I just ended a call with my friend who is studying in Bejing, China. He is Jewish with brown hair and blue eyes, and said although he doesn’t feel that he is being discriminated against because he is white, there is something off about the acceptance and also tentativeness with which people approach him. I told my friend that what he is experiencing is “othering” or just being someone not the norm in a space. As we talked over the things we both love and hate about being who we are, where we are, I began to feel more comforted by hearing that this happens all around the world.

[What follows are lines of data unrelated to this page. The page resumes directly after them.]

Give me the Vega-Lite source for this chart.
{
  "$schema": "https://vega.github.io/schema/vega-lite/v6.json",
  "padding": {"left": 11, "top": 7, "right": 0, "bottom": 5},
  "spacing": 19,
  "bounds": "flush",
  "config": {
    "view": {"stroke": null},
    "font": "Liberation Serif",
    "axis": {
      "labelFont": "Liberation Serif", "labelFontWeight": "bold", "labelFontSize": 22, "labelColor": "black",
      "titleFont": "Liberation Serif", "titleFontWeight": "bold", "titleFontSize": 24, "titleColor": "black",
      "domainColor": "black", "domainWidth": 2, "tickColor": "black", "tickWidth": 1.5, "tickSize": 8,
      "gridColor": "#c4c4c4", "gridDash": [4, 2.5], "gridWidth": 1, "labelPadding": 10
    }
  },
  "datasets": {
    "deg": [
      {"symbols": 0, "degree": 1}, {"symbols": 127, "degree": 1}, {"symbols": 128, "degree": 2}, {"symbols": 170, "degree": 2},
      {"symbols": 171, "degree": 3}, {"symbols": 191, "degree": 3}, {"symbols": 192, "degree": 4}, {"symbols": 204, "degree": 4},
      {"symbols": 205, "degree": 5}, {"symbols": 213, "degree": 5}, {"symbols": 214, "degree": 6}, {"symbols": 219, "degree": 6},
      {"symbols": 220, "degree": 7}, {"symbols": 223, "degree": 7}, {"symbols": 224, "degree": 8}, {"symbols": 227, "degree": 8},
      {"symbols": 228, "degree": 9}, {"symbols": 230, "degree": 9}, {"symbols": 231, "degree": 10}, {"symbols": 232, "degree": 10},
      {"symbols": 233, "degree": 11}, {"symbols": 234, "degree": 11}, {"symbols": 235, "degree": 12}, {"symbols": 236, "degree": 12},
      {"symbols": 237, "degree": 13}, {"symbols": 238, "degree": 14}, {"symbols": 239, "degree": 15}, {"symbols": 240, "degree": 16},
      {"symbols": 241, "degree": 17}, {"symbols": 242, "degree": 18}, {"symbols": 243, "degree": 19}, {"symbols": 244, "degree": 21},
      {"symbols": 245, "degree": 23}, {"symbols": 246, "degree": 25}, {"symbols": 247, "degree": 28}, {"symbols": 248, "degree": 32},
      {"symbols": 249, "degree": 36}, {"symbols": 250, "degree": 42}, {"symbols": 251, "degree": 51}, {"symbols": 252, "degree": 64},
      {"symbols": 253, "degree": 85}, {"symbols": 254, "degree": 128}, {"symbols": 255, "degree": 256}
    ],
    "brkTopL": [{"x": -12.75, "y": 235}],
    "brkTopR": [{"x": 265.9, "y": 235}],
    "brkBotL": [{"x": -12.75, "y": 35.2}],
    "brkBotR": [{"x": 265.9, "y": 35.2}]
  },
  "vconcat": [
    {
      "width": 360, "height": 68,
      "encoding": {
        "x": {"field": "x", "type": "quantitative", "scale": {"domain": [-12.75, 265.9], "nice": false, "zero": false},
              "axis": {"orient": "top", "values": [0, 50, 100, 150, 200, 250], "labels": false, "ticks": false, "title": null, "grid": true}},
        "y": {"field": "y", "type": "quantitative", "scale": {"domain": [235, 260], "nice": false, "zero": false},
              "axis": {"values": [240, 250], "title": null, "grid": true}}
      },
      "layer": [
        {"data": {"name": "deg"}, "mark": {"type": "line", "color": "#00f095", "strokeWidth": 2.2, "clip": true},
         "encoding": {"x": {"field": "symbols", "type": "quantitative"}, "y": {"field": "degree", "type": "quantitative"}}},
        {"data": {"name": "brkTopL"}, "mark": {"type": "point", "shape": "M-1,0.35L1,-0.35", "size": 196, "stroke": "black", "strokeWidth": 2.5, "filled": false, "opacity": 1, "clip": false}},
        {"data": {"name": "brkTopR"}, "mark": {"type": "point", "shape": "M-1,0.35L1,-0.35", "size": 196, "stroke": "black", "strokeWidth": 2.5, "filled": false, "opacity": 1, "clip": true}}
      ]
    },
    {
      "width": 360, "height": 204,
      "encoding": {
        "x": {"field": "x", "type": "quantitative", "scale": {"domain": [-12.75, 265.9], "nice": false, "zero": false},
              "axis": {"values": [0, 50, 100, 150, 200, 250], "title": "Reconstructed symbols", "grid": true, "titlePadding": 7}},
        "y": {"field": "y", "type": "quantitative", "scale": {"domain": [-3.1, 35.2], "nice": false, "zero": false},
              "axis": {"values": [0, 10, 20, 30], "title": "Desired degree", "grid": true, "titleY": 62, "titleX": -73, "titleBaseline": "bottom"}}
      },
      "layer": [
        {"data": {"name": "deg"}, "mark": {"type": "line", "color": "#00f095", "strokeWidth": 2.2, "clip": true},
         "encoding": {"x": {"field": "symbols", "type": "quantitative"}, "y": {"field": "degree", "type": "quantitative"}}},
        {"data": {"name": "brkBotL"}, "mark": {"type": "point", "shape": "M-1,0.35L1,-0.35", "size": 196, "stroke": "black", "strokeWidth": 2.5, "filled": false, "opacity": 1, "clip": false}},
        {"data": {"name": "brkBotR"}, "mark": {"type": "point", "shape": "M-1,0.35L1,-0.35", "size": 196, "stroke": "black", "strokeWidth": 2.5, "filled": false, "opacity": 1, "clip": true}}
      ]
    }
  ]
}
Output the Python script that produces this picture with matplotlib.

I began to feel like he finally got a taste of how I feel almost everyday in the United States, and for that time, I felt closer to him than ever before.

So here I stand— the beautiful, the ugly, and me— right in the middle of it all. Maybe, what I’ve learned from the past week isn’t profound. Someone has definitely had to ask themselves questions about identity before in a new place, but as someone who knows that positionality is important, I unfortunately, hadn’t thought about mine much before coming back to Spain. And now that I know, hopefully, I can feel better being who I am, where I am, because change is never as easy as we dream it to be.